Updated on April 2, 2025 10:07:01 AM EDT
March’s ADP private-sector Employment report started today’s activities at 8:15 AM ET. The payroll processor announced 155,000 new jobs were added to the economy, exceeding forecasts of 120,000. There was also an upward revision of 7,000 to February’s previously announced number, indicating the private sector labor market may be stronger than thought. As a sign of employment strength, this report has to be labeled bad news for bonds and mortgage pricing. However, the markets are focused more on this afternoon’s events that may have a long-term impact on the economy.
Today’s second economic report was Februarys Factory Orders data at 10:00 AM ET. It showed a 0.6% rise in new orders at U.S. factories. This was a tad stronger than forecasts, but a good portion of these orders were already released in last week’s Durable Goods Orders report to minimize the influence of today’s version. Since it was a minor variance from expectations and came in a moderately relevant report, the news has not had much of an impact on this morning’s mortgage pricing.
There are also two afternoon events that we will be watching even though they will be after the bond market has closed. Today is President Trump’s Liberation Day of tariff announcements. He is expected to announce a wide range of tariffs on many goods imported into the U.S. at 4:00 PM ET. Generally speaking, in the short term, stiff tariffs should hurt stock prices and cause a bond rally that leads to an improvement in mortgage pricing. Over the mid and longer-term periods, higher tariffs are going to be an inflation concern for the bond market that could be troublesome for mortgage rates. We won’t see a reflection of this afternoon’s news until tomorrow morning’s mortgage rates.

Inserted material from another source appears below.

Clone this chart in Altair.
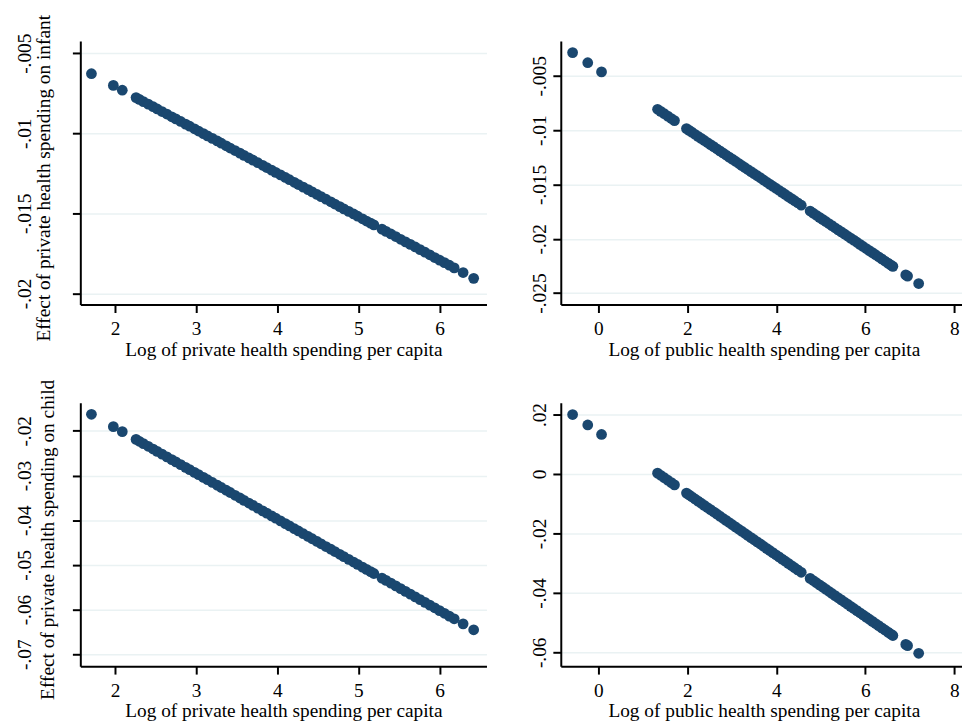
import altair as alt
import pandas as pd

# ---- data ----
priv_x = [1.71, 1.98, 2.09, 2.26, 2.30, 2.35, 2.41, 2.47, 2.52, 2.58, 2.64, 2.70, 2.75, 2.81,
          2.87, 2.92, 2.98, 3.03, 3.09, 3.14, 3.20, 3.26, 3.31, 3.37, 3.42, 3.48, 3.54, 3.59,
          3.65, 3.70, 3.76, 3.82, 3.87, 3.93, 3.98, 4.04, 4.10, 4.15, 4.21, 4.26, 4.32, 4.38,
          4.43, 4.49, 4.54, 4.60, 4.66, 4.71, 4.77, 4.82, 4.88, 4.94, 4.99, 5.05, 5.10, 5.15,
          5.19, 5.29, 5.34, 5.40, 5.46, 5.52, 5.58, 5.64, 5.70, 5.76, 5.82, 5.88, 5.94, 6.00,
          6.06, 6.12, 6.18, 6.29, 6.42]

infant_priv_y = [-0.00628, -0.00701, -0.00731, -0.00777, -0.00788, -0.00802, -0.00818, -0.00834,
                 -0.00848, -0.00864, -0.00880, -0.00897, -0.00910, -0.00926, -0.00943, -0.00956,
                 -0.00972, -0.00986, -0.01002, -0.01016, -0.01032, -0.01048, -0.01062, -0.01078,
                 -0.01092, -0.01108, -0.01124, -0.01138, -0.01154, -0.01168, -0.01184, -0.01200,
                 -0.01214, -0.01230, -0.01244, -0.01260, -0.01276, -0.01290, -0.01306, -0.01320,
                 -0.01336, -0.01352, -0.01366, -0.01382, -0.01396, -0.01412, -0.01428, -0.01442,
                 -0.01458, -0.01472, -0.01488, -0.01504, -0.01518, -0.01534, -0.01548, -0.01561,
                 -0.01572, -0.01599, -0.01613, -0.01629, -0.01645, -0.01662, -0.01678, -0.01694,
                 -0.01710, -0.01727, -0.01743, -0.01759, -0.01776, -0.01792, -0.01808, -0.01824,
                 -0.01841, -0.01870, -0.01906]

child_priv_y = [-0.01629, -0.01906, -0.02018, -0.02192, -0.02233, -0.02285, -0.02346, -0.02407,
                -0.02459, -0.02520, -0.02582, -0.02643, -0.02694, -0.02756, -0.02817, -0.02868,
                -0.02930, -0.02981, -0.03042, -0.03094, -0.03155, -0.03216, -0.03268, -0.03329,
                -0.03380, -0.03442, -0.03503, -0.03555, -0.03616, -0.03667, -0.03729, -0.03790,
                -0.03841, -0.03903, -0.03954, -0.04015, -0.04077, -0.04128, -0.04190, -0.04241,
                -0.04302, -0.04364, -0.04415, -0.04476, -0.04528, -0.04589, -0.04650, -0.04702,
                -0.04763, -0.04814, -0.04876, -0.04937, -0.04988, -0.05050, -0.05101, -0.05152,
                -0.05193, -0.05296, -0.05347, -0.05408, -0.05470, -0.05531, -0.05593, -0.05654,
                -0.05716, -0.05777, -0.05838, -0.05900, -0.05961, -0.06023, -0.06084, -0.06146,
                -0.06207, -0.06320, -0.06453]

pub_x = [-0.58, -0.24, 0.07, 1.33, 1.40, 1.48, 1.56, 1.64, 1.71, 1.98, 2.04, 2.10, 2.17, 2.24,
         2.31, 2.38, 2.45, 2.52, 2.59, 2.66, 2.73, 2.80, 2.87, 2.94, 3.01, 3.08, 3.15, 3.22,
         3.29, 3.36, 3.43, 3.50, 3.57, 3.64, 3.71, 3.78, 3.85, 3.92, 3.99, 4.06, 4.13, 4.20,
         4.27, 4.34, 4.41, 4.48, 4.56, 4.76, 4.83, 4.90, 4.97, 5.04, 5.11, 5.18, 5.25, 5.32,
         5.39, 5.46, 5.53, 5.60, 5.67, 5.74, 5.81, 5.88, 5.95, 6.02, 6.09, 6.16, 6.23, 6.30,
         6.37, 6.44, 6.51, 6.57, 6.62, 6.91, 6.95, 7.20]

infant_pub_y = [-0.00286, -0.00379, -0.00464, -0.00808, -0.00827, -0.00849, -0.00871, -0.00893,
                -0.00912, -0.00986, -0.01002, -0.01018, -0.01038, -0.01057, -0.01076, -0.01095,
                -0.01114, -0.01133, -0.01152, -0.01172, -0.01191, -0.01210, -0.01229, -0.01248,
                -0.01267, -0.01286, -0.01305, -0.01325, -0.01344, -0.01363, -0.01382, -0.01401,
                -0.01420, -0.01439, -0.01459, -0.01478, -0.01497, -0.01516, -0.01535, -0.01554,
                -0.01573, -0.01592, -0.01612, -0.01631, -0.01650, -0.01669, -0.01691, -0.01745,
                -0.01765, -0.01784, -0.01803, -0.01822, -0.01841, -0.01860, -0.01879, -0.01899,
                -0.01918, -0.01937, -0.01956, -0.01975, -0.01994, -0.02013, -0.02032, -0.02052,
                -0.02071, -0.02090, -0.02109, -0.02128, -0.02147, -0.02166, -0.02185, -0.02205,
                -0.02224, -0.02240, -0.02254, -0.02333, -0.02344, -0.02412]

child_pub_y = [0.02000, 0.01649, 0.01329, 0.00028, -0.00045, -0.00127, -0.00210, -0.00292,
               -0.00365, -0.00643, -0.00705, -0.00767, -0.00840, -0.00912, -0.00984, -0.01057,
               -0.01129, -0.01201, -0.01273, -0.01346, -0.01418, -0.01490, -0.01563, -0.01635,
               -0.01707, -0.01779, -0.01852, -0.01924, -0.01996, -0.02068, -0.02141, -0.02213,
               -0.02285, -0.02358, -0.02430, -0.02502, -0.02574, -0.02647, -0.02719, -0.02791,
               -0.02864, -0.02936, -0.03008, -0.03080, -0.03153, -0.03225, -0.03308, -0.03514,
               -0.03586, -0.03659, -0.03731, -0.03803, -0.03876, -0.03948, -0.04020, -0.04092,
               -0.04165, -0.04237, -0.04309, -0.04381, -0.04454, -0.04526, -0.04598, -0.04671,
               -0.04743, -0.04815, -0.04887, -0.04960, -0.05032, -0.05104, -0.05177, -0.05249,
               -0.05321, -0.05383, -0.05435, -0.05734, -0.05776, -0.06034]

priv_xticks = [2, 3, 4, 5, 6]
pub_xticks = [0, 2, 4, 6, 8]
infant_priv_yticks = [-0.02, -0.015, -0.01, -0.005]
infant_pub_yticks = [-0.025, -0.02, -0.015, -0.01, -0.005]
child_priv_yticks = [-0.07, -0.06, -0.05, -0.04, -0.03, -0.02]
child_pub_yticks = [-0.06, -0.04, -0.02, 0, 0.02]

xtitle_priv = "Log of private health spending per capita"
xtitle_pub = "Log of public health spending per capita"
ytitle_infant = "Effect of private health spending on infant"
ytitle_child = "Effect of private health spending on child"

NAVY = "#1a476f"
FONT = "Liberation Serif"
FS = 19.5
LABEL_EXPR = "(datum.value < 0 ? '-' : '') + replace(format(abs(datum.value), '.3~f'), '0.', '.')"


def panel(xs, ys, xdom, ydom, xticks, yticks, xtitle, ytitle, w, h, left, title_x=-31.5):
    df = pd.DataFrame({"x": xs, "y": ys})
    xaxis = alt.Axis(values=xticks, format="d", grid=False, tickSize=8, labelPadding=7.5,
                     labelFlush=False, title=xtitle, titleX=205, titleY=36,
                     titleAlign="center", titleBaseline="top")
    if left:
        yaxis = alt.Axis(values=yticks, labelExpr=LABEL_EXPR, labelAngle=270,
                         labelAlign="center", labelBaseline="bottom", labelPadding=38.5,
                         labelFlush=False, tickSize=8, grid=True, title=ytitle,
                         titleAngle=270, titleX=title_x, titleY=138, titleAlign="center",
                         titleBaseline="alphabetic")
        ytitle_val = ytitle
    else:
        yaxis = alt.Axis(values=yticks, labelExpr=LABEL_EXPR, labelAngle=270,
                         labelAlign="center", labelBaseline="bottom", labelPadding=3,
                         labelFlush=False, tickSize=8, grid=True)
        ytitle_val = None
    return alt.Chart(df).mark_circle(size=118, opacity=1, color=NAVY).encode(
        x=alt.X("x:Q", scale=alt.Scale(domain=xdom, nice=False, zero=False), axis=xaxis),
        y=alt.Y("y:Q", scale=alt.Scale(domain=ydom, nice=False, zero=False), axis=yaxis,
                title=ytitle_val),
    ).properties(width=w, height=h)


tl = panel(priv_x, infant_priv_y, [1.573, 6.578], [-0.0207, -0.00424], priv_xticks,
           infant_priv_yticks, xtitle_priv, ytitle_infant, 410, 266, True, -31.5)
tr = panel(pub_x, infant_pub_y, [-0.846, 8.174], [-0.02606, -0.0018], pub_xticks,
           infant_pub_yticks, xtitle_pub, None, 405, 266, False)
bl = panel(priv_x, child_priv_y, [1.573, 6.578], [-0.07267, -0.01369], priv_xticks,
           child_priv_yticks, xtitle_priv, ytitle_child, 410, 266, True, -27)
br = panel(pub_x, child_pub_y, [-0.846, 8.174], [-0.06467, 0.024], pub_xticks,
           child_pub_yticks, xtitle_pub, None, 405, 266, False)

chart = alt.concat(tl, tr, bl, br, columns=2, spacing={"row": 99, "column": 75},
                   bounds="flush").properties(
    padding={"left": 6, "top": 3, "right": 0, "bottom": 0},
    background="white",
).configure_view(strokeWidth=0).configure_axis(
    domainColor="black", domainWidth=2, tickColor="black", tickWidth=2,
    labelFont=FONT, labelFontSize=FS, labelColor="black",
    titleFont=FONT, titleFontSize=FS, titleColor="black", titleFontWeight="normal",
    gridColor="#eaf2f3", gridWidth=1.5,
)

chart.save("out.html", embed_options={"renderer": "svg", "actions": False})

Finally, there is a Fed speech at 4:30 PM ET today with the topic labeled “Inflation Expectations and Monetary Policymaking”. These are two hot topics for the financial and mortgage markets, meaning it may draw more attention from market participants than many of the other speeches do. Again, it isn’t something that will affect rates until tomorrow morning.

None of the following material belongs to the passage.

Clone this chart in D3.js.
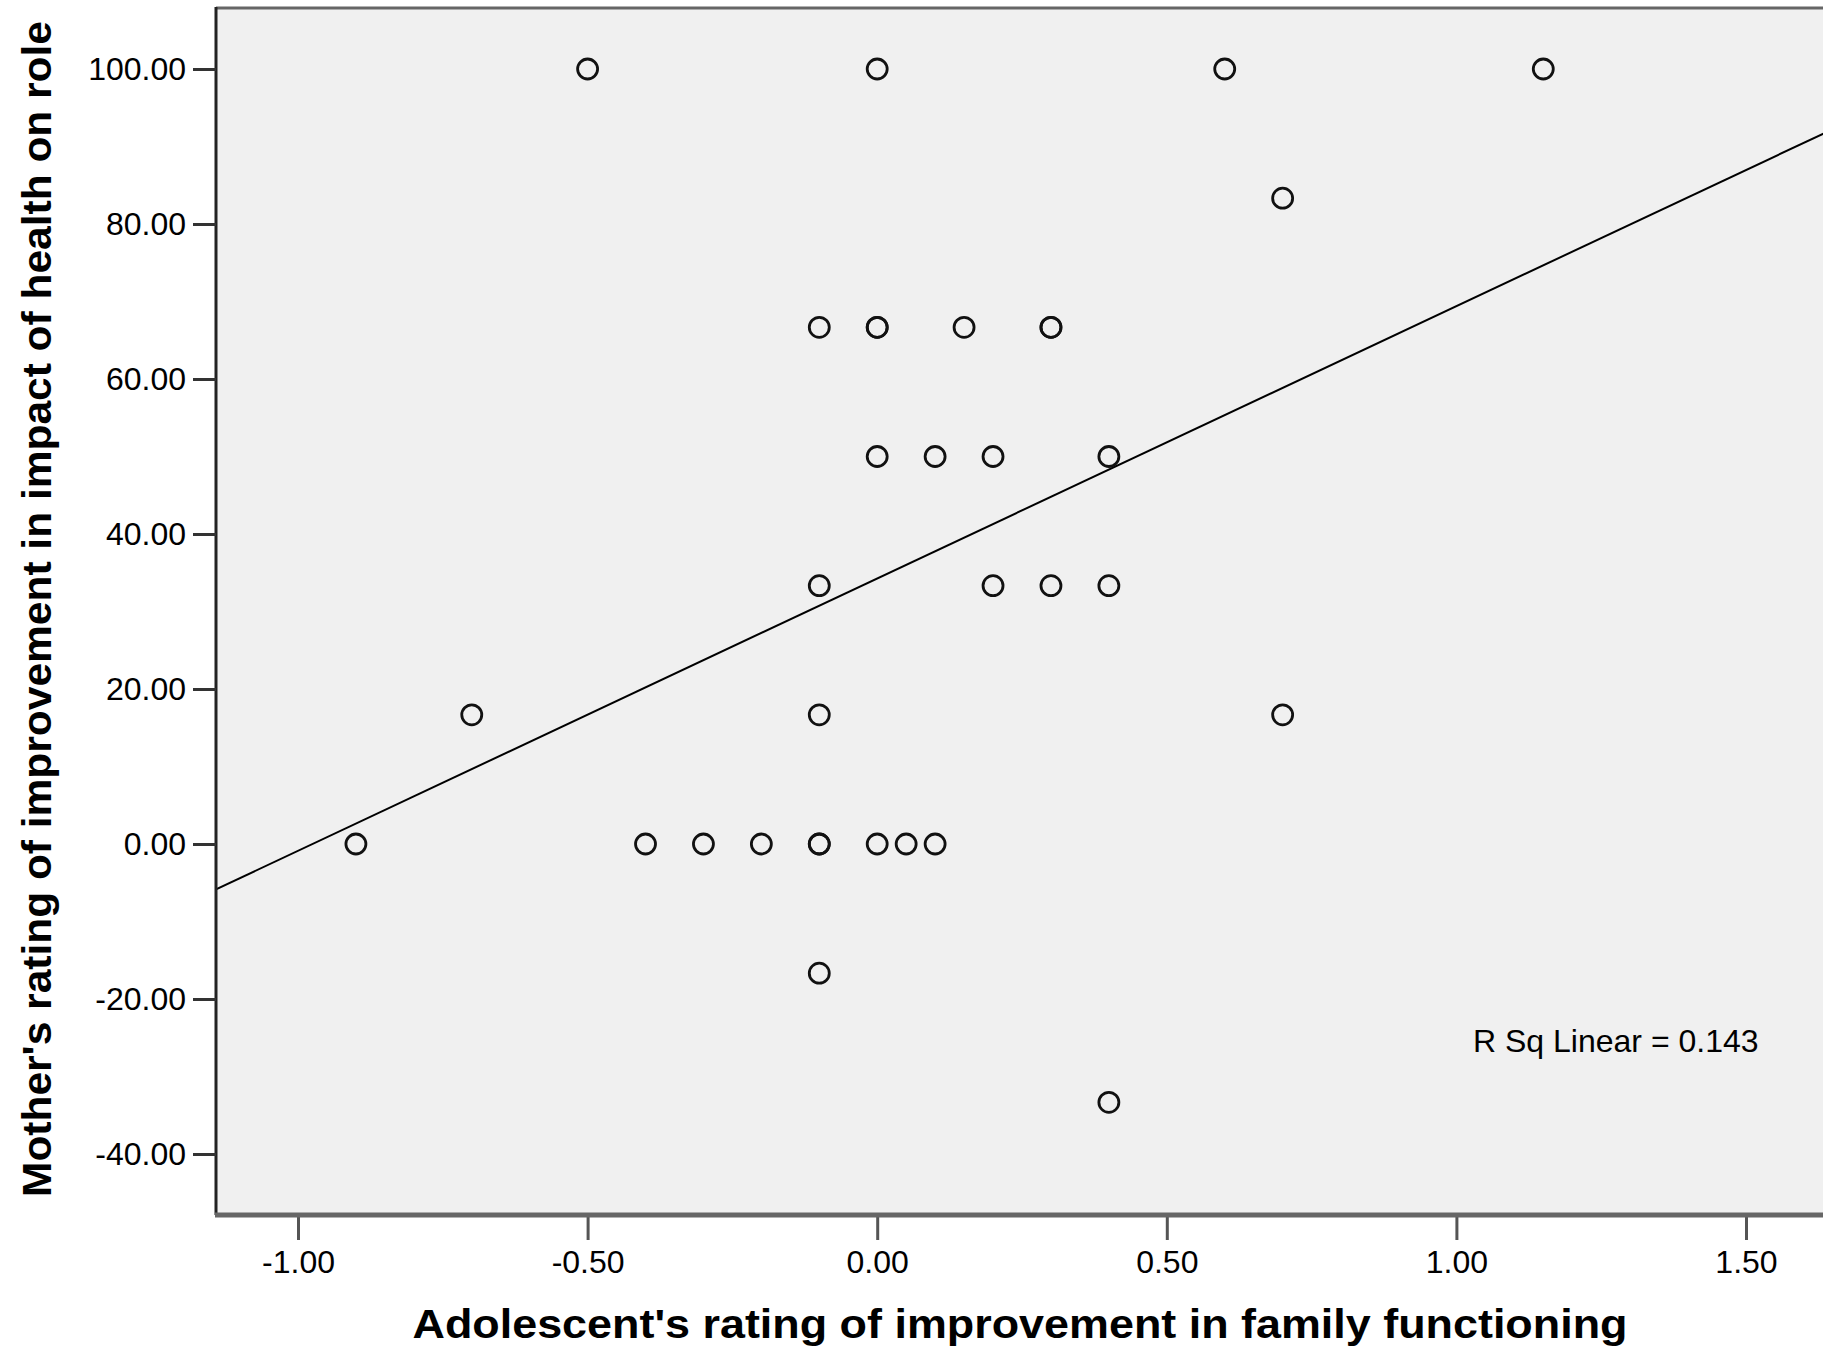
<!DOCTYPE html>
<html>
<head>
<meta charset="utf-8">
<script src="https://cdn.jsdelivr.net/npm/d3@7"></script>
<style>
  body { margin: 0; background: #fff; }
  svg { display: block; }
</style>
</head>
<body>
<svg id="chart" width="1823" height="1349"></svg>
<script>
// data
const adolescentX = [-0.5, 0, 0.6, 1.15, 0.7, -0.1, 0, 0, 0.15, 0.3, 0.3, 0, 0.1, 0.2, 0.4,
  -0.1, 0.2, 0.3, 0.4, -0.7, -0.1, 0.7, -0.9, -0.4, -0.3, -0.2, -0.1, -0.1, 0, 0.05, 0.1, -0.1, 0.4];
const motherY = [100, 100, 100, 100, 83.33, 66.67, 66.67, 66.67, 66.67, 66.67, 66.67, 50, 50, 50, 50,
  33.33, 33.33, 33.33, 33.33, 16.67, 16.67, 16.67, 0, 0, 0, 0, 0, 0, 0, 0, 0, -16.67, -33.33];
const xTicks = [-1, -0.5, 0, 0.5, 1, 1.5];
const yTicks = [-40, -20, 0, 20, 40, 60, 80, 100];
const xTitle = "Adolescent's rating of improvement in family functioning";
const yTitle = "Mother's rating of improvement in impact of health on role";

const points = adolescentX.map((d, i) => ({x: d, y: motherY[i]}));

// plain hyphen for negatives, like the original
const fmt = d3.formatLocale({decimal: '.', thousands: ',', grouping: [3], currency: ['', ''], minus: '-'}).format;

// plot frame
const pLeft = 216, pRight = 1826, pTop = 7, pBottom = 1215;

const x = d3.scaleLinear().domain([-1, 1.5]).range([298, 1746]);
const y = d3.scaleLinear().domain([-40, 100]).range([1154, 69]);

const svg = d3.select('#chart');

svg.append('defs').append('clipPath').attr('id', 'plotclip')
  .append('rect').attr('x', pLeft).attr('y', pTop)
  .attr('width', pRight - pLeft).attr('height', pBottom - pTop);

svg.append('rect')
  .attr('x', pLeft).attr('y', pTop)
  .attr('width', pRight - pLeft).attr('height', pBottom - pTop)
  .attr('fill', '#f0f0f0');

// least squares fit
const mx = d3.mean(points, d => d.x), my = d3.mean(points, d => d.y);
const sxy = d3.sum(points, d => (d.x - mx) * (d.y - my));
const sxx = d3.sum(points, d => (d.x - mx) * (d.x - mx));
const syy = d3.sum(points, d => (d.y - my) * (d.y - my));
const slope = sxy / sxx;
const icpt = my - slope * mx;
const r2 = sxy * sxy / (sxx * syy);

const x0 = x.invert(pLeft), x1 = x.invert(pRight);
svg.append('line')
  .attr('clip-path', 'url(#plotclip)')
  .attr('x1', x(x0)).attr('y1', y(icpt + slope * x0))
  .attr('x2', x(x1)).attr('y2', y(icpt + slope * x1))
  .attr('stroke', '#000').attr('stroke-width', 2);

svg.append('g').selectAll('circle')
  .data(points)
  .enter().append('circle')
    .attr('cx', d => x(d.x))
    .attr('cy', d => y(d.y))
    .attr('r', 10)
    .attr('fill', 'none')
    .attr('stroke', '#111')
    .attr('stroke-width', 2.8);

// frame lines
svg.append('line').attr('x1', pLeft).attr('x2', pRight).attr('y1', pTop + 1).attr('y2', pTop + 1)
  .attr('stroke', '#666').attr('stroke-width', 3);
svg.append('line').attr('x1', pLeft).attr('x2', pLeft).attr('y1', pTop).attr('y2', pBottom)
  .attr('stroke', '#222').attr('stroke-width', 3);

// axes
const yAxis = svg.append('g')
  .attr('transform', 'translate(' + pLeft + ',0)')
  .call(d3.axisLeft(y).tickValues(yTicks).tickFormat(fmt('.2f')).tickSize(23).tickPadding(7));
yAxis.select('.domain').remove();
yAxis.selectAll('.tick line').attr('stroke', '#333').attr('stroke-width', 3);
yAxis.selectAll('.tick text')
  .attr('font-family', '"Liberation Sans", Arial, sans-serif')
  .attr('font-size', 32).attr('fill', '#000');

const xAxis = svg.append('g')
  .attr('transform', 'translate(0,' + (pBottom + 2) + ')')
  .call(d3.axisBottom(x).tickValues(xTicks).tickFormat(fmt('.2f')).tickSize(23).tickPadding(10));
xAxis.select('.domain').remove();
xAxis.selectAll('.tick line').attr('stroke', '#555').attr('stroke-width', 3);
xAxis.selectAll('.tick text')
  .attr('font-family', '"Liberation Sans", Arial, sans-serif')
  .attr('font-size', 32).attr('fill', '#000');

svg.append('line').attr('x1', pLeft - 1).attr('x2', pRight).attr('y1', pBottom).attr('y2', pBottom)
  .attr('stroke', '#666').attr('stroke-width', 5);

// r squared note
svg.append('text')
  .attr('x', 1473).attr('y', 1052)
  .attr('font-family', '"Liberation Sans", Arial, sans-serif')
  .attr('font-size', 32)
  .text('R Sq Linear = ' + d3.format('.3f')(r2));

// titles
svg.append('text')
  .attr('x', 1020).attr('y', 1338)
  .attr('text-anchor', 'middle')
  .attr('font-family', '"Liberation Sans", Arial, sans-serif')
  .attr('font-weight', 'bold').attr('font-size', 41)
  .attr('textLength', 1215).attr('lengthAdjust', 'spacingAndGlyphs')
  .text(xTitle);

svg.append('text')
  .attr('transform', 'translate(51,609) rotate(-90)')
  .attr('text-anchor', 'middle')
  .attr('font-family', '"Liberation Sans", Arial, sans-serif')
  .attr('font-weight', 'bold').attr('font-size', 41)
  .attr('textLength', 1176).attr('lengthAdjust', 'spacingAndGlyphs')
  .text(yTitle);
</script>
</body>
</html>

Tomorrow has last week’s unemployment figures set for release along with Marchs non-manufacturing index from the Institute for Supply Management (ISM). This is the sister release to yesterdays manufacturing index, tracking executive sentiment about business conditions in the services sector instead of manufacturing. Predictions have the index at 53.2, down slightly from February’s 53.5. A larger decline would signal fewer surveyed executives felt business improved than those who did the previous month. An increase would be bad news for bonds and mortgage rates.
The weekly unemployment update is expected to show 226,000 new claims for jobless benefits were made. This would be a small increase from the previous week’s 224,000. Rising claims are a sign the employment sector is weakening. Therefore, the larger the number the better the news it is for mortgage pricing.
We have more relevant Fed speeches tomorrow also. There is one set for 12:30 PM ET in Atlanta and another at 2:30 PM in Pittsburgh that have highly important topics.